The breakdown of the Türkiye negotiations had nothing to do with Pakistan’s diplomacy. The real reason was internal fractures and backstage power-play inside the Afghan regime.

From the very first session it became clear that the Afghan delegation was not negotiating with one voice. Three competing blocs - Kandahar, Kabul and Khost - were all feeding separate instructions to the delegates.

The Turning Point

When the talks reached the stage of written guarantees on TTP safe havens, the Kandahar faction had signalled quiet willingness to proceed - but then, during a break, the Kabul group staged a manufactured complication:
They suddenly insisted that
_“no agreement can be signed unless the United States joins as a formal guarantor.”_

This was not part of the agenda, nor had it been raised in previous rounds. Afghan Social Media accounts reporting about US drones is testimony to this fact.

The move caught the mediators by surprise because this wasn’t about security - it was about reopening a financial corridor through Washington.

They tried to turn a bilateral-security negotiation into a three-party donor-linked arrangement - essentially transforming the security file into a bargaining chip for aid.

Internal Drama Behind Closed Doors

Witnesses say there was visible confusion on the Afghan benches. One delegate was taking instructions on a handwritten chit from a handler sitting outside the official delegation.

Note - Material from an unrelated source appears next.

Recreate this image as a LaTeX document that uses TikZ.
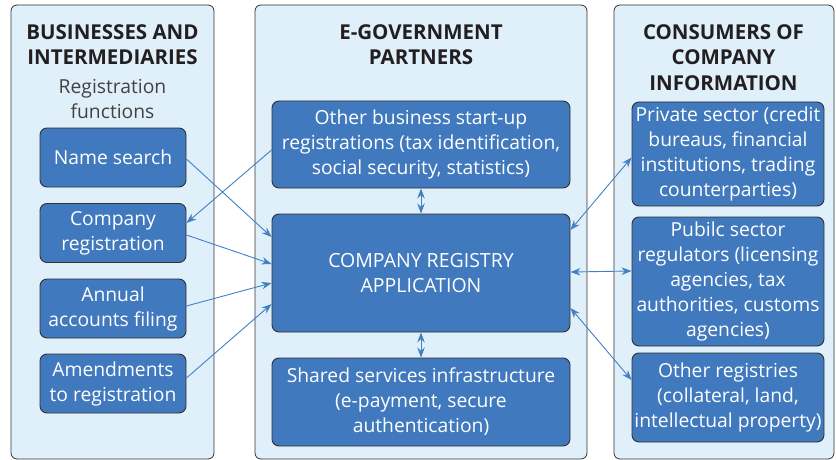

Another repeatedly left the room to speak on phone to Kabul.

After those phone calls:
•Every agreed clause was suddenly “reopened”
•Already-cleared points were put “under review”
•And timing was dragged intentionally.

It became obvious that the aim was to stall progress until outside actors (including India) could be looped in - not to reach a settlement.

Why They Want the US Involved

This push for an American “guarantor” has nothing to do with sovereignty.
It is a financial reinsertion tactic:
✔ If the US is added, the Taliban can claim “cooperation”
✔ If cooperation begins, talks for “economic assistance” reopen
✔ Once money flows, pressure on internal factions reduces

So instead of countering TTP, they are trying to monetize TTP’s existence to revive a flow of dollars.

Mediators’ Private Assessment

Both Qatari and Turkish facilitators privately acknowledged three points:
1.Pakistan’s demands are legitimate & fully aligned with international norms
2.The Afghan side is not blocked by substance, but by internal insecurity
3.The Kabul faction specifically wants the file dragged toward Washington for financial leverage

️ Bottom Line

️
The talks did not fail because of diplomacy. They failed because:

The Afghan regime is internally divided

Key factions want to pull the US back in to restart the dollar pipeline

They are unwilling to act against TTP because TTP is their last bargaining chip and Insurance of Indian Money

Until Kabul resolves its internal power struggle and stops trying to convert terrorism into political currency, no progress is possible.